Seymour Hersh´s new piece

This is what i´m planning on reading tomorrow, Sy Hersh new article in the New Yorker. Considering the news from Teheran today, with Ahmadinejad´s birtday gift to the Iranian people, the umma and the prophet(PBUH).

This should be recommended reading for anyone interested in the continuing saga of U.S-Iranian relations. Are we going for a rerun of the isreali show in 1979 or are we in for a walk down memory lane from March and April 2003? Hopefully none of them! The best solution would be a diplomatic solution, the only possible good solution in my view. Here is something extra from me on the Hersh article.

Monday, April 10, 2006

Arab democracy on the backburner

In today´s New York Times, Hassan M Fattah paints a bleak picture of the state of reform en route to democratization. It can´t be such a surprise really. Abd al Fatah himself uses the term controlled reform, which has really been the case from the outset. The Arab world embarked on the ship of controlled reform 30 years ago. It has always been one step forward, two steps back. The regime´s always willing to liberalize the ecomomies more than creating the environment for democratic societies. It has almost always been a charade of democracy. A good show with some of the best actors around, going from a single party system or absolute monarchires , to party plurslism or semi-authoritarianism if you will, the question is when will we see the glass as half full, rather than half empty, that is when willl we see semi-democratic states rather than semi-authoritarian ones?

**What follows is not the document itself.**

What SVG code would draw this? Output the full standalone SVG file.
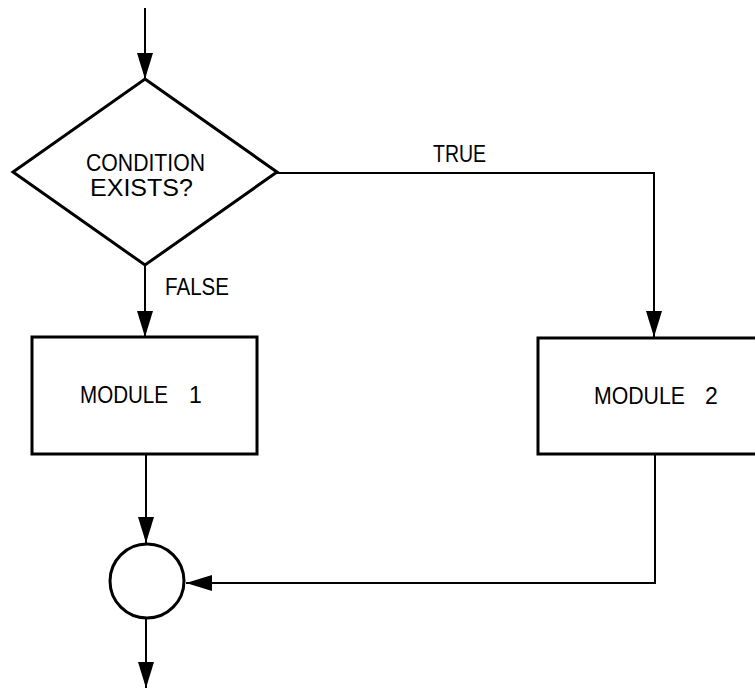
<svg xmlns="http://www.w3.org/2000/svg" width="755" height="688" viewBox="0 0 755 688">
  <defs>
    <marker id="arrow" markerUnits="userSpaceOnUse" markerWidth="26" markerHeight="16" refX="26" refY="8" orient="auto">
      <path d="M0,0 L26,8 L0,16 z" fill="#000"/>
    </marker>
    <style>
      .shape { fill: #fff; stroke: #000; stroke-width: 3; }
      .wire { fill: none; stroke: #000; stroke-width: 2; marker-end: url(#arrow); }
      .label { font-family: "Liberation Sans", Arial, sans-serif; font-size: 23px; fill: #000; }
    </style>
  </defs>
  <rect width="755" height="688" fill="#fff"/>

  <!-- connectors -->
  <g id="connectors">
    <path class="wire" d="M145,8 V79"/>
    <path class="wire" d="M277,173 H654 V337"/>
    <path class="wire" d="M145,265 V337"/>
    <path class="wire" d="M146,454 V543"/>
    <path class="wire" d="M655,454 V583 H186"/>
    <path class="wire" d="M146,619 V688"/>
    <text class="label" x="433" y="162" textLength="53" lengthAdjust="spacingAndGlyphs">TRUE</text>
    <text class="label" x="165" y="295" textLength="64" lengthAdjust="spacingAndGlyphs">FALSE</text>
  </g>

  <!-- decision -->
  <g id="decision">
    <polygon class="shape" points="145,79 277,172 145,265 13,172"/>
    <text class="label" x="86" y="171" textLength="119" lengthAdjust="spacingAndGlyphs">CONDITION</text>
    <text class="label" x="90" y="196" textLength="103" lengthAdjust="spacingAndGlyphs">EXISTS?</text>
  </g>

  <!-- module 1 -->
  <g id="module1">
    <rect class="shape" x="32" y="337" width="225" height="117"/>
    <text class="label" x="80" y="403"><tspan textLength="88" lengthAdjust="spacingAndGlyphs">MODULE</tspan><tspan x="189">1</tspan></text>
  </g>

  <!-- module 2 -->
  <g id="module2">
    <rect class="shape" x="538" y="338" width="234" height="116"/>
    <text class="label" x="594" y="404"><tspan textLength="91" lengthAdjust="spacingAndGlyphs">MODULE</tspan><tspan x="705">2</tspan></text>
  </g>

  <!-- junction -->
  <g id="junction">
    <circle class="shape" cx="147" cy="581" r="37"/>
  </g>
</svg>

If the Bush administration´s definition of democracy is regular and reoccuring elections, party pluralism and transparent ballot boxes, then there is a really good chance for "democracy" in the region, but that is pretty much what we have right now. Unfortunately the current administration don´t seem to keen on creating anything, but "democracy without democrats"

This is but one sample of qoutes gauging the level of democratization in the article.

"It feels like everything is going back to the bad old days, as if we never went through any changes at all," said Sulaiman al-Hattlan, editor in chief of Forbes Arabia and a prominent Saudi columnist and advocate. "Everyone is convinced now that there was no serious or genuine belief in change from the governments. It was just a reaction to pressure by the international media and the U.S."

Friday, April 07, 2006

Mearsheimer/Walt research paper

The controversial academic paper with the title, The Israeli lobby and U.S foreign policy(even the title might be viewed as provocative by some people), has been the focus of much debate,for instance, it prompted the distinguished Harward law professor Allan Dershowitz to write a 15000-word response.

I haven´t had the time to read it in it´s entirety yet, so i will not even try to comment on the paper for the time being. The Christian Science Monitor has a nice roundup of the debate though. For those of you, whose definition of a nice weekend dosen´t include reading a 83 page research paper, there is a slightly more digestible version at LRB.